What do you call these things?

Helicopters- Western NY and CT

Helicopter seeds - Indiana

Helicopters - South Carolina

Helicopters - Illinois

Whirligigs - NY.

Helicopters - Atlanta, Georgia, USA

Helicopter seeds - Oregon

When we stuck them to our noses, we called them pinnochi-noses.

Helicopters. South Carolina native now living in North Carolina.

Helicopters – Iowa. I hate 'em. They take root in the vegetable garden and the flower bed. If I catch 'em when they’re small, they’re easy to pull, but give them a few weeks and I need to use a spade.

I hate silver maples anyway – every time we mow I have to walk the yard first to pick up all the little branches. They do give nice shade, but they’re a bitch to clean up after.

I don’t remember having a particular name for them. I don’t think there are many of those trees here - or maybe just not where I live(d). Mississippi.

Helicopters - Kansas (but mom was from Wisconsin…)

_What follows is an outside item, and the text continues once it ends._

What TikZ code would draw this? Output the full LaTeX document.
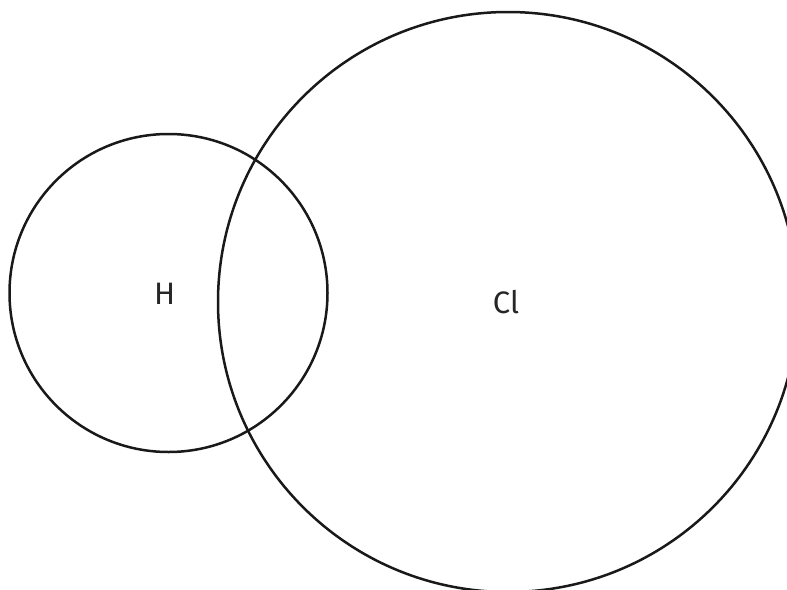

But never ONCE did I manage to grow a helicopter in the back yard…

Helicopters - Quebec. The same word was used by all the military kids when I lived in Germany too, and most of them were either Ontarian or Albertan.

Whirlygigs–Central IL where I grew up

helicopters - grew up in Oklahoma.

Helicopters - I grew up in Maryland. None here in Arizona.

My Dad calls them “wings” - he grew up in Boston.

Helicopters. I grew up in the U.P. of Michigan.

Helicopters-Western New York

My grandma in the Finger Lakes calls them whirligigs.

I wonder what everyone called them before helicopters were invented? Silver maple ones are the best- when they’re green, you can squeeze them and squirt the seed on someone. They have a range of a couple yards. Of course, there’s always the two ways of using them as a whistle.

I once asked my mother, who was born in 1913. She said, “Canadian soldiers” . . . which is also a term for mayflies. I’m guessing she may have had the two confused.

Strangely, I don’t call them helicopters; I simply call them maple seeds. Or actually ***damn ***maple seeds. If there were a market for maple seedlings I’d reap a fortune.